Throughout his VA career Professor Donnellan served the Department of Veterans Affairs as a member of numerous national work groups and committees on VA Healthcare Policy. He also chaired the NY/NJ Veterans Healthcare Network Council for Geriatrics and Extended Care Services. In that capacity, he worked to improve home and community based services for veterans with chronic and palliative care needs. Additionally, he served the larger federal community in New York City as a member and Chairperson of the New York Federal Executive Board. For his leadership as a federal executive he was awarded the President's Distinguished Senior Executive Rank Award (1999) and the President's Meritorious Senior Executive Rank Award (1996, 2002, 2008).
Professor Donnellan is a Fellow in the American College of Healthcare Executives. He has long been a preceptor for graduate students completing administrative residencies/fellowships in health care administration. In 1998 he was recognized by Veterans Health Administration with the "Outstanding Preceptor Award" for his contributions to administrative residents and fellows and to VA's Graduate Healthcare Administration Training Program. In 2001 he was recognized for his contributions to VA Nursing with the "Secretary of Veterans Affairs Award for Advancement of Nursing Programs."
At Wagner, Professor Donnellan teaches the Health Policy and Management Capstone, Health Services Management and Ethics in Healthcare Management.
As part of the core curriculum of the NYU Wagner Masters program, Capstone teams spend an academic year addressing challenges and identifying opportunities for a client organization or conducting research on a pressing social question. Wagner's Capstone program provides students with a centerpiece of their graduate experience whereby they are able to experience first-hand turning the theory of their studies into practice under the guidance of an experienced faculty member. Projects require students to get up-to-speed quickly on a specific content or issue area; enhance key process skills including project management and teamwork; and develop competency in gathering, analyzing, and reporting out on data. Capstone requires students to interweave their learning in all these areas, and to do so in real time, in an unpredictable, complex, real-world environment.
This course aims to improve your ability to effectively manage and lead health service organizations. We examine a range of key challenges that managers must address to optimize organizational performance, including questions of mission, vision, and strategy ("What areas or activities should we be working in?") and questions of organizational design and operations ("How can we perform effectively in this area?").
To deal effectively with these challenges, you will develop knowledge and skills in: setting and aligning goals with the organization’s mission; handling complex trade-offs between demand for services and resource constraints; defining measures of success; improving work processes; motivating diverse stakeholders; dealing with ethical dilemmas; leading organizational change; and managing in environments in transition. In short, the course emphasizes the multiple, related requirements of the leader/manager's job: analysis, problem-solving, and action.

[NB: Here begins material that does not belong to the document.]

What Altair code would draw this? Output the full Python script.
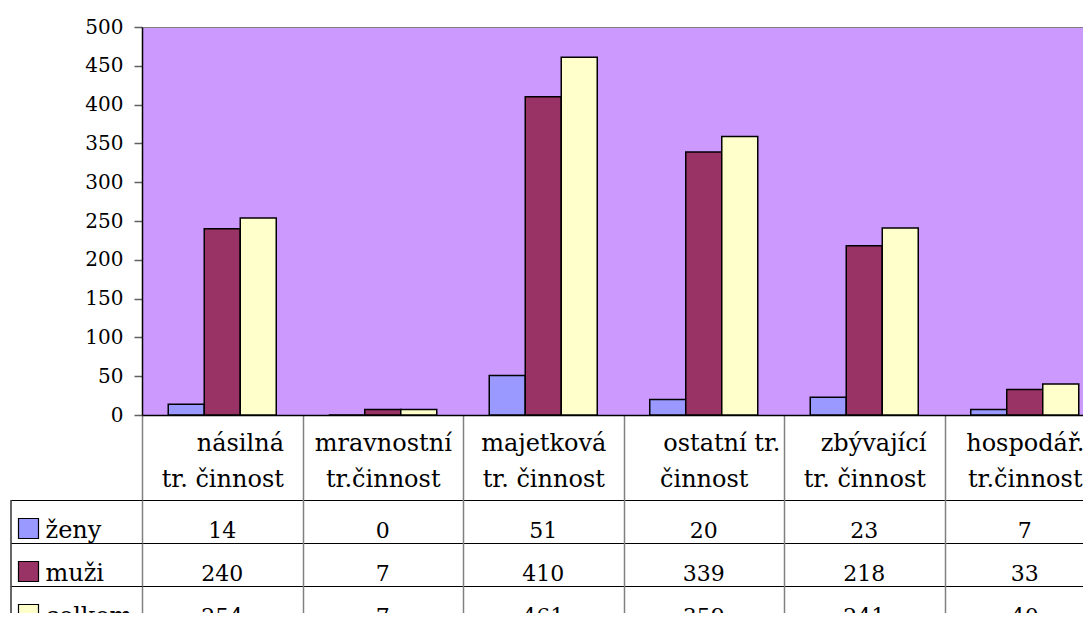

Ethical behavior is good for business in any organization. In healthcare, it results in better patient care, a more committed and satisfied staff, more efficient care delivery, and increased market share. But it requires leaders who have a broad view of the role that ethics programs--and an effective, sustained ethical culture--play. Ethical organizations have integrated and shared ethical values and practices, an effective ethics infrastructure, ongoing ethics education for staff at every level, ethical and morally courageous leaders, and a culture that is consistent with the organization's values. The mission, vision, and values statements of these organizations have been successfully translated into a set of shared values--a moral compass that guides behavior and decision making.